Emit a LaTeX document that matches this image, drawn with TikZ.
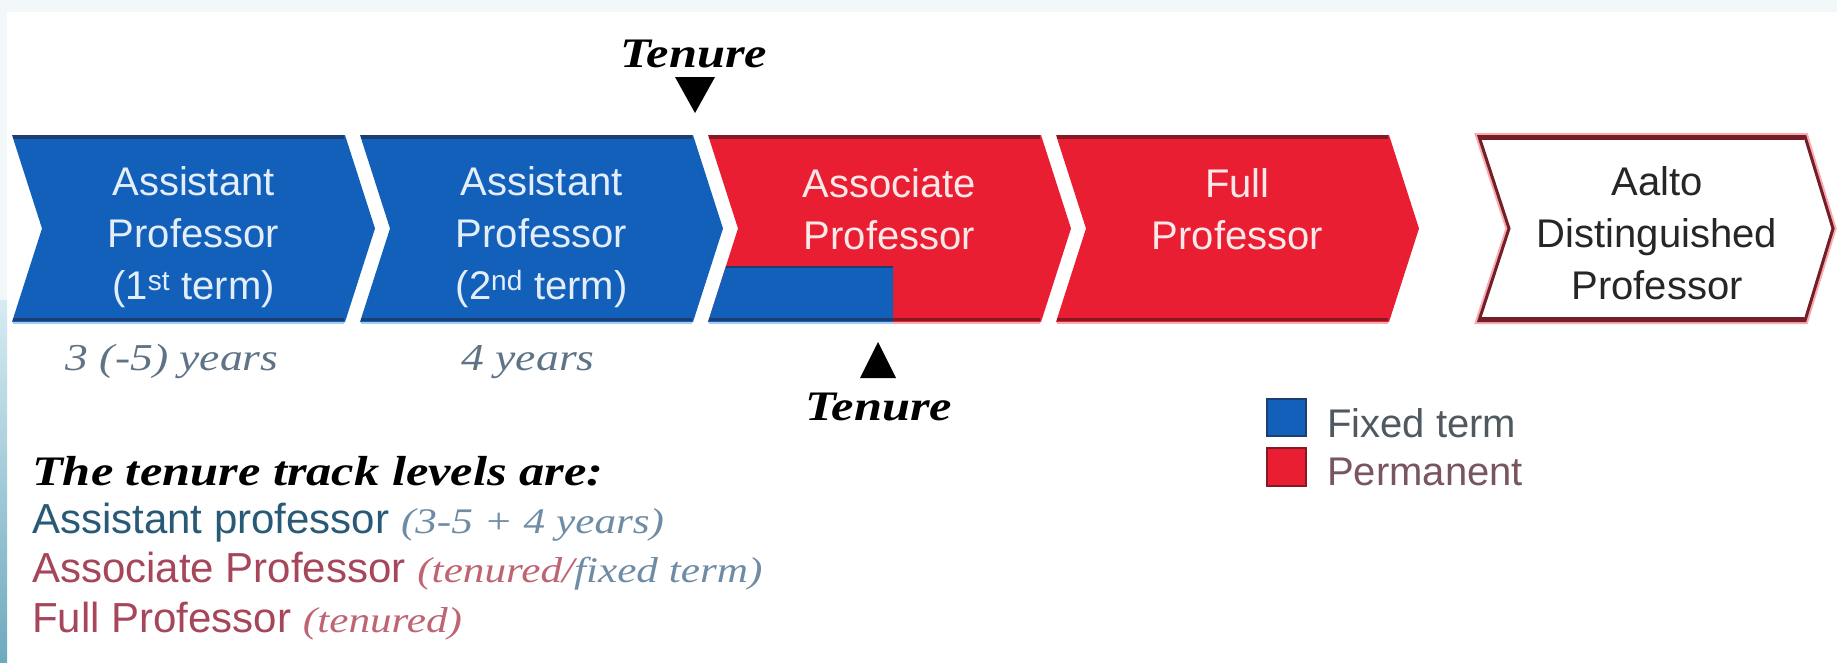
\documentclass[tikz,border=0pt]{standalone}
\usepackage{fontspec}
\setmainfont{Liberation Sans}
\newfontfamily\gser[FakeStretch=1.2]{Liberation Serif}
\definecolor{cblue}{RGB}{18,96,186}
\definecolor{cbluedk}{RGB}{28,62,112}
\definecolor{cbluelt}{RGB}{165,205,240}
\definecolor{cred}{RGB}{234,30,50}
\definecolor{creddk}{RGB}{135,25,35}
\definecolor{credlt}{RGB}{250,170,175}
\definecolor{cwhiteln}{RGB}{115,30,40}
\definecolor{asst}{RGB}{40,90,120}
\definecolor{asstlt}{RGB}{110,140,165}
\definecolor{assoc}{RGB}{165,70,90}
\definecolor{assoclt}{RGB}{190,100,115}
\definecolor{yrs}{RGB}{95,115,135}
\definecolor{legtxt}{RGB}{80,88,96}
\definecolor{legred}{RGB}{120,85,95}
\definecolor{topband}{RGB}{242,248,250}
\definecolor{stripa}{RGB}{215,235,242}
\definecolor{stripb}{RGB}{110,170,190}
\definecolor{bluetext}{RGB}{228,238,250}
\definecolor{redtext}{RGB}{252,232,232}
\begin{document}
\begin{tikzpicture}[x=1pt,y=-1pt,
  lab/.style={font=\fontsize{40}{52}\selectfont, align=center, inner sep=0pt, anchor=north},
  tenlab/.style={font=\gser\bfseries\itshape\fontsize{42}{42}\selectfont, inner sep=0pt, anchor=base},
  yrlab/.style={font=\gser\itshape\fontsize{38}{38}\selectfont, text=yrs, inner sep=0pt, anchor=base},
  listlab/.style={font=\fontsize{42}{42}\selectfont, inner sep=0pt, anchor=base west},
  leglab/.style={font=\fontsize{40}{40}\selectfont, inner sep=0pt, anchor=base west},
  marker/.style={fill=black}]
\useasboundingbox (0,0) rectangle (1837,662);
\fill[white] (0,0) rectangle (1837,662);
\fill[topband] (0,0) rectangle (1837,12);
\fill[topband] (0,0) rectangle (7,300);
\shade[top color=stripa, bottom color=stripb] (0,300) rectangle (7,662);

% chevrons
\foreach \L/\c/\d/\e in {12/cblue/cbluedk/cbluelt,360/cblue/cbluedk/cbluelt,708/cred/creddk/credlt,1056/cred/creddk/credlt}{
  \fill[\c] (\L,135) -- (\L+333,135) -- (\L+363,228.5) -- (\L+333,322) -- (\L,322) -- (\L+30,228.5) -- cycle;
  \draw[\d, line width=4pt] (\L+1,137) -- (\L+332,137);
  \draw[\d, line width=3pt] (\L+1,319) -- (\L+332,319);
  \draw[\e, line width=2pt] (\L+1,322.5) -- (\L+332,322.5);
}
% fixed-term part of associate professor
\fill[cblue] (726,266) -- (893,266) -- (893,322) -- (708,322) -- cycle;
\draw[cbluedk, line width=2pt] (726,267) -- (893,267);
\draw[cbluedk, line width=3pt] (709,319) -- (893,319);
\draw[cbluelt, line width=2pt] (709,322.5) -- (893,322.5);
% Aalto distinguished professor
\draw[credlt, line width=7pt, line join=miter]
  (1479,136.5) -- (1805,136.5) -- (1833,228.5) -- (1805,320.5) -- (1479,320.5) -- (1509,228.5) -- cycle;
\draw[cwhiteln, fill=white, line width=3pt, line join=miter]
  (1479,136.5) -- (1805,136.5) -- (1833,228.5) -- (1805,320.5) -- (1479,320.5) -- (1509,228.5) -- cycle;
\draw[cwhiteln, line width=4.5pt] (1480,137.5) -- (1804,137.5);
\draw[cwhiteln, line width=4.5pt] (1480,319.5) -- (1804,319.5);

% chevron labels
\node[lab, text=bluetext] (ap1) at (193.5,166) {Assistant\\Professor\\(1\textsuperscript{st} term)};
\node[lab, text=bluetext] (ap2) at (541.5,166) {Assistant\\Professor\\(2\textsuperscript{nd} term)};
\node[lab, text=redtext] (assoc) at (889.5,168) {Associate\\Professor};
\node[lab, text=redtext] (full) at (1237.5,168) {Full\\Professor};
\node[lab, text=black!85] (aalto) at (1657,166) {Aalto\\Distinguished\\Professor};

% tenure markers
\fill[marker] (675,77) -- (715,77) -- (695,113) -- cycle;
\node[tenlab] (tenTop) at (694,67) {Tenure};
\fill[marker] (860,378) -- (896,378) -- (878,342) -- cycle;
\node[tenlab] (tenBot) at (879,420) {Tenure};

% durations
\node[yrlab] (y1) at (172,370) {3 (-5) years};
\node[yrlab] (y2) at (528,370) {4 years};

% list
\node[listlab] (head) at (32,485) {\gser\bfseries\itshape The tenure track levels are:};
\node[listlab] (l1) at (32,533) {\color{asst}Assistant professor {\gser\itshape\fontsize{36}{36}\selectfont\color{asstlt}(3-5 + 4 years)}};
\node[listlab] (l2) at (32,582) {\color{assoc}Associate Professor {\gser\itshape\fontsize{36}{36}\selectfont\color{assoclt}(tenured/\color{asstlt}fixed term)}};
\node[listlab] (l3) at (32,632) {\color{assoc}Full Professor {\gser\itshape\fontsize{36}{36}\selectfont\color{assoclt}(tenured)}};

% legend
\draw[cbluedk, fill=cblue, line width=2pt] (1267,399) rectangle (1306,436);
\draw[creddk, fill=cred, line width=2pt] (1267,448) rectangle (1306,486);
\node[leglab, text=legtxt] (lf) at (1327,437) {Fixed term};
\node[leglab, text=legred] (lp) at (1327,485) {Permanent};
\end{tikzpicture}
\end{document}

WHAT IS REQUIRED: Write out again exactly the lines from the start of the data above through the line containing "(0,300) rectangle (7,662);", inclusive, excluding any pictures.

TASK OUTPUT:
Emit a LaTeX document that matches this image, drawn with TikZ.
\documentclass[tikz,border=0pt]{standalone}
\usepackage{fontspec}
\setmainfont{Liberation Sans}
\newfontfamily\gser[FakeStretch=1.2]{Liberation Serif}
\definecolor{cblue}{RGB}{18,96,186}
\definecolor{cbluedk}{RGB}{28,62,112}
\definecolor{cbluelt}{RGB}{165,205,240}
\definecolor{cred}{RGB}{234,30,50}
\definecolor{creddk}{RGB}{135,25,35}
\definecolor{credlt}{RGB}{250,170,175}
\definecolor{cwhiteln}{RGB}{115,30,40}
\definecolor{asst}{RGB}{40,90,120}
\definecolor{asstlt}{RGB}{110,140,165}
\definecolor{assoc}{RGB}{165,70,90}
\definecolor{assoclt}{RGB}{190,100,115}
\definecolor{yrs}{RGB}{95,115,135}
\definecolor{legtxt}{RGB}{80,88,96}
\definecolor{legred}{RGB}{120,85,95}
\definecolor{topband}{RGB}{242,248,250}
\definecolor{stripa}{RGB}{215,235,242}
\definecolor{stripb}{RGB}{110,170,190}
\definecolor{bluetext}{RGB}{228,238,250}
\definecolor{redtext}{RGB}{252,232,232}
\begin{document}
\begin{tikzpicture}[x=1pt,y=-1pt,
  lab/.style={font=\fontsize{40}{52}\selectfont, align=center, inner sep=0pt, anchor=north},
  tenlab/.style={font=\gser\bfseries\itshape\fontsize{42}{42}\selectfont, inner sep=0pt, anchor=base},
  yrlab/.style={font=\gser\itshape\fontsize{38}{38}\selectfont, text=yrs, inner sep=0pt, anchor=base},
  listlab/.style={font=\fontsize{42}{42}\selectfont, inner sep=0pt, anchor=base west},
  leglab/.style={font=\fontsize{40}{40}\selectfont, inner sep=0pt, anchor=base west},
  marker/.style={fill=black}]
\useasboundingbox (0,0) rectangle (1837,662);
\fill[white] (0,0) rectangle (1837,662);
\fill[topband] (0,0) rectangle (1837,12);
\fill[topband] (0,0) rectangle (7,300);
\shade[top color=stripa, bottom color=stripb] (0,300) rectangle (7,662);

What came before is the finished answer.